Balls had early warning of Sats fiasco

The schools secretary, Ed Balls, was warned of the impending disaster of last summer\'s Sats marking five months before it happened, memos seen by the Guardian reveal.

Minutes from meetings and email exchanges between officials at the Department for Children, Schools and Families (DCSF) suggest that Balls, his ministers and their officials may bear more of the responsibility for the Sats fiasco than suggested by the conclusions of an independent inquiry published last December.

Last summer, 1.2 million pupils aged 11 and 14 received their Sats exam results late or not at all after technical and logistical failures. Some schools were still waiting for their results more than six months after they were due. The problems led to the scrapping of national testing at 14.

The independent inquiry into the debacle by Lord Sutherland largely cleared ministers of blame.

It pinned responsibility on the American marking firm, Educational Testing Services, the Qualifications and Curriculum Authority and its subsidiary, the National Assessment Agency.

Ken Boston, the QCA chief executive, and David Gee, the NAA\'s managing director, subsequently resigned and ETS had its marking contract terminated.

Balls has told parliament that ministers were only informed results would definitely be delayed on 30 June, 10 days before they were due.

The memos, which have been posted on the DCSF\'s website , show that as early as February – five months earlier – there was information that would lead Balls to conclude things were going badly wrong with the tests.

In a four-page briefing sent to Balls in April last year, with the ministers Jim Knight and Andrew Adonis copied in, Sue Hackman, the government\'s chief adviser on school standards, refers to an earlier letter the DCSF had written to Balls on 8 February "alerting him to a potential risk to the delivery of this summer\'s national curriculum tests".

This related to a trial in autumn 2007 by ETS of a new system of online training for markers, which had not gone well. Hackman wrote in April that the trial "did not provide any robust evidence of improvement in marking quality". She then warned Balls of ETS\'s lack of experience "and the weakness of their management capability". But she added: "Although these risks are significant, we are content with NAA\'s contingency arrangements and mechanisms for monitoring them."

More problems, including faults in the IT system, were flagged up in another memo, dated 15 May. "There have been some glitches in the new system, but these have now been fixed," it said.
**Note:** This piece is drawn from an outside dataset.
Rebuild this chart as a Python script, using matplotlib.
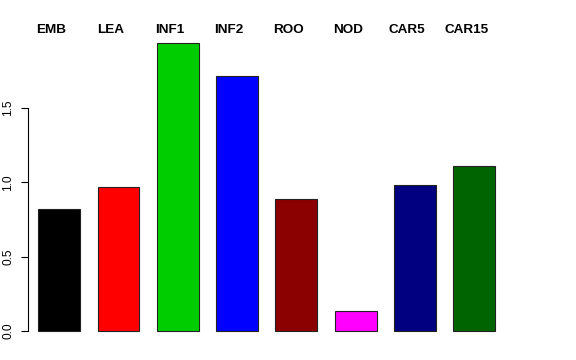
import matplotlib
matplotlib.use("Agg")
import matplotlib.pyplot as plt

# tissue groups and their values
labels = ["EMB", "LEA", "INF1", "INF2", "ROO", "NOD", "CAR5", "CAR15"]
values = [0.819, 0.971, 1.938, 1.717, 0.886, 0.133, 0.982, 1.111]
colors = ["#000000", "#FF0000", "#00CD00", "#0000FF",
          "#8B0000", "#FF00FF", "#000080", "#006400"]
yticks = [0.0, 0.5, 1.0, 1.5]

W, H = 576, 360
fig = plt.figure(figsize=(W / 100, H / 100), dpi=100)

# axes placed in pixel terms so it lines up with the R-style layout
left, right, top, bottom = 28, 540, 20, 342
ax = fig.add_axes([left / W, 1 - bottom / H, (right - left) / W, (bottom - top) / H])

x = list(range(len(labels)))
ax.bar(x, values, width=0.708, color=colors, edgecolor="#222222", linewidth=0.8)

y0, scale = 330.7, 148.3
ax.set_ylim(-(bottom - y0) / scale, (y0 - top) / scale)
ax.set_xlim((left - 59.2) / 59.3, (right - 59.2) / 59.3)

label_y = (y0 - 30) / scale
for xi, lab in zip(x, labels):
    ax.text(xi - 0.135, label_y, lab, ha="center", va="center",
            fontsize=9.7, fontweight="bold", family="Liberation Sans")

for side in ["top", "right", "bottom"]:
    ax.spines[side].set_visible(False)
ax.spines["left"].set_bounds(0, 1.5)
ax.spines["left"].set_linewidth(0.8)
ax.set_xticks([])
ax.set_yticks(yticks)
ax.set_yticklabels([f"{v:.1f}" for v in yticks], rotation=90, va="center",
                   fontsize=8.6, family="Liberation Sans")
ax.tick_params(axis="y", length=5, width=0.8, pad=5)

fig.savefig("out.png", dpi=100)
Nick Gibb, the Conservatives\' shadow schools minister, said the discovery of the memos raised questions as to why they were not included in the Sutherland inquiry or listed in its reference sources.
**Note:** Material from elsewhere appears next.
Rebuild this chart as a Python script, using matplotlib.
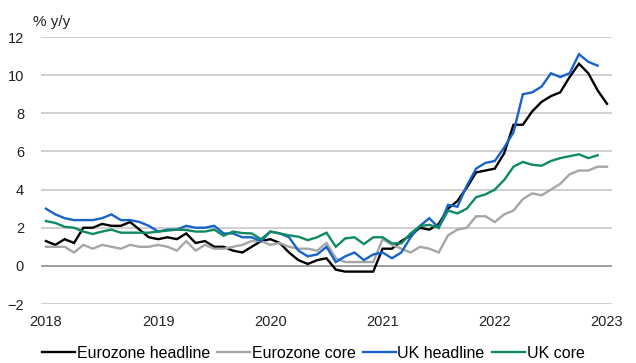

He said: "The only conclusion you can draw is one of huge complacency by ministers. Why did they not act?"

A DCSF spokesperson said:

There is nothing new in these documents released on our website. The documents show DCSF officials challenging the QCA/NAA on the apparent problems in receiving robust reassurances. Lord Sutherland has considered the evidence and reached the conclusions he sets out in his report: that the prime responsibility lay with ETS but that there were also significant failings in QCA. He criticised DCSF for not making clearer the role of observers in the process and we have rectified this."